** DATASET RECORDS **
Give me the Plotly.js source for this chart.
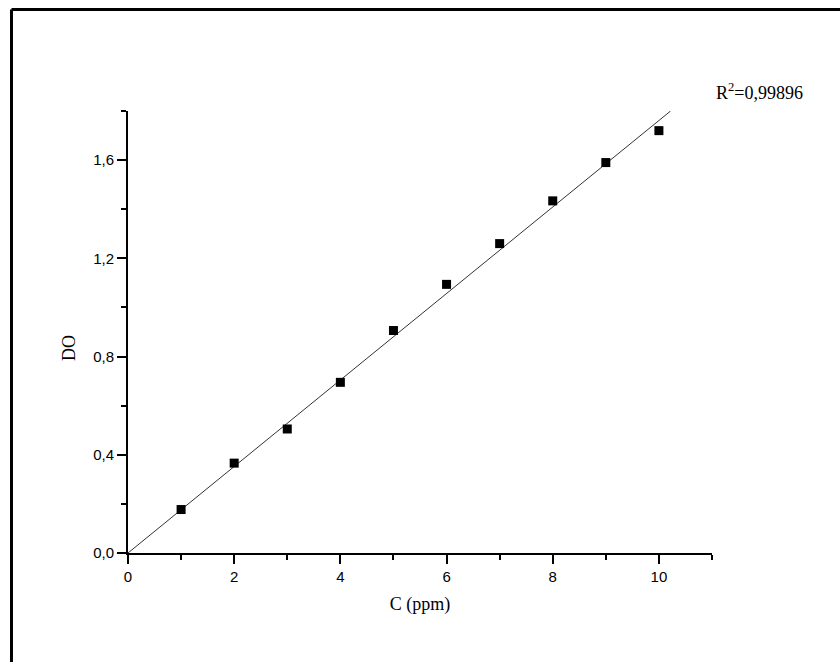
<!DOCTYPE html>
<html>
<head>
<meta charset="utf-8">
<script src="https://cdn.plot.ly/plotly-3.0.1.min.js"></script>
<style>
  html, body { margin: 0; padding: 0; background: #fff; }
  #chart { width: 840px; height: 662px; }
</style>
</head>
<body>
<div id="chart"></div>
<script>
// Measured data (C in ppm, DO absorbance)
const concentration = [1, 2, 3, 4, 5, 6, 7, 8, 9, 10];
const absorbance = [0.177, 0.366, 0.505, 0.695, 0.906, 1.094, 1.26, 1.434, 1.59, 1.72];
// Linear fit line end points
const fitX = [0, 10.22];
const fitY = [0, 1.8];
const r2Text = 'R<sup>2</sup>=0,99896';
const xTitle = 'C (ppm)';
const yTitle = 'DO';

const serif = 'Liberation Serif, Times New Roman, serif';
const sans = 'Liberation Sans, Arial, sans-serif';

const traces = [
  {
    x: fitX, y: fitY, type: 'scatter', mode: 'lines',
    line: { color: '#333333', width: 1 },
    hoverinfo: 'skip', showlegend: false, cliponaxis: false
  },
  {
    x: concentration, y: absorbance, type: 'scatter', mode: 'markers',
    marker: { symbol: 'square', size: 9, color: '#000000' },
    showlegend: false, cliponaxis: false
  }
];

const axisCommon = {
  showgrid: false, zeroline: false,
  showline: true, linecolor: '#000', linewidth: 2,
  ticks: 'outside', ticklen: 9, tickwidth: 2, tickcolor: '#000',
  tickfont: { family: sans, size: 15, color: '#000' },
  mirror: false
};

const layout = {
  width: 840, height: 662,
  margin: { l: 128, r: 128, t: 111, b: 109 },
  paper_bgcolor: '#fff', plot_bgcolor: '#fff',
  separators: ',.',
  showlegend: false,
  xaxis: Object.assign({}, axisCommon, {
    range: [0, 11], tick0: 0, dtick: 2, tickformat: 'd',
    minor: { ticks: 'outside', dtick: 1, ticklen: 5, tickwidth: 2, tickcolor: '#000' },
    title: { text: xTitle, font: { family: serif, size: 18, color: '#000' }, standoff: 13 }
  }),
  yaxis: Object.assign({}, axisCommon, {
    range: [0, 1.8], tick0: 0, dtick: 0.4, tickformat: '.1f',
    minor: { ticks: 'outside', dtick: 0.2, ticklen: 5, tickwidth: 2, tickcolor: '#000' }
  }),
  annotations: [
    {
      xref: 'paper', yref: 'paper', x: -0.101, y: 0.464,
      text: yTitle, textangle: -90, showarrow: false,
      xanchor: 'center', yanchor: 'middle',
      font: { family: serif, size: 18, color: '#000' }
    },
    {
      xref: 'paper', yref: 'paper', x: 1.003, y: 1.045,
      text: r2Text, showarrow: false,
      xanchor: 'left', yanchor: 'middle',
      font: { family: serif, size: 18, color: '#000' }
    }
  ],
  shapes: [
    { type: 'line', xref: 'paper', yref: 'paper', x0: -0.1995, x1: -0.1995, y0: -0.3, y1: 1.2296,
      line: { color: '#000', width: 3 } },
    { type: 'line', xref: 'paper', yref: 'paper', x0: -0.1995, x1: 1.3, y0: 1.2296, y1: 1.2296,
      line: { color: '#000', width: 3 } }
  ]
};

Plotly.newPlot('chart', traces, layout, { displayModeBar: false, staticPlot: true });
</script>
</body>
</html>
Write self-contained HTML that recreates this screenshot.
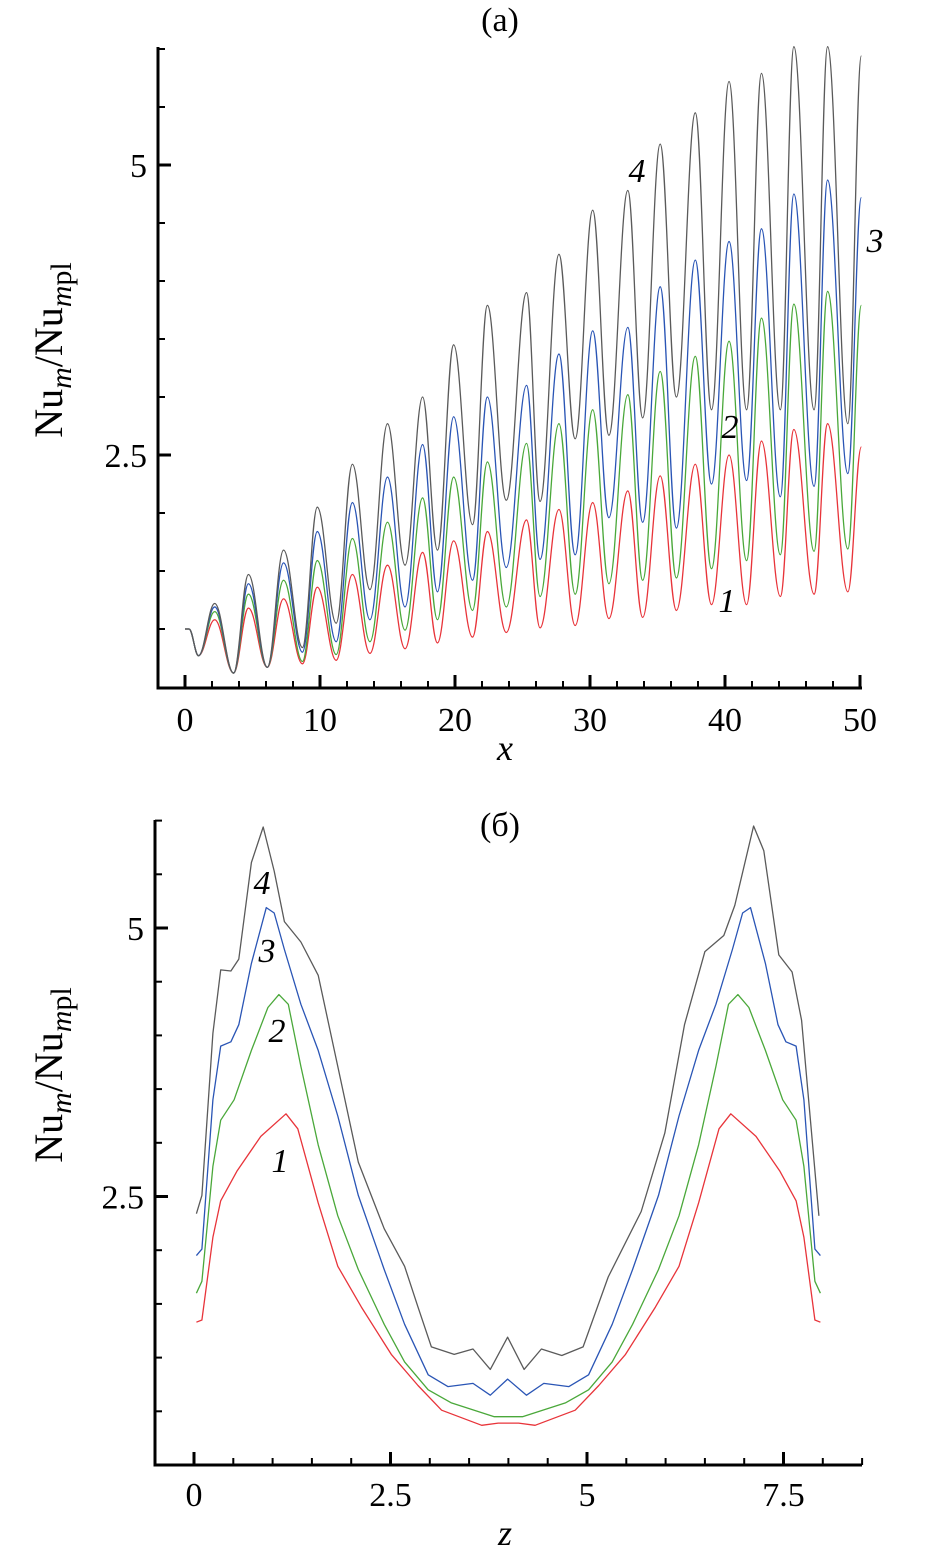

** WHAT IS NEEDED **
Return only the number of lines in the data above that include the word "this".

** RESULT OF THE TASK **
2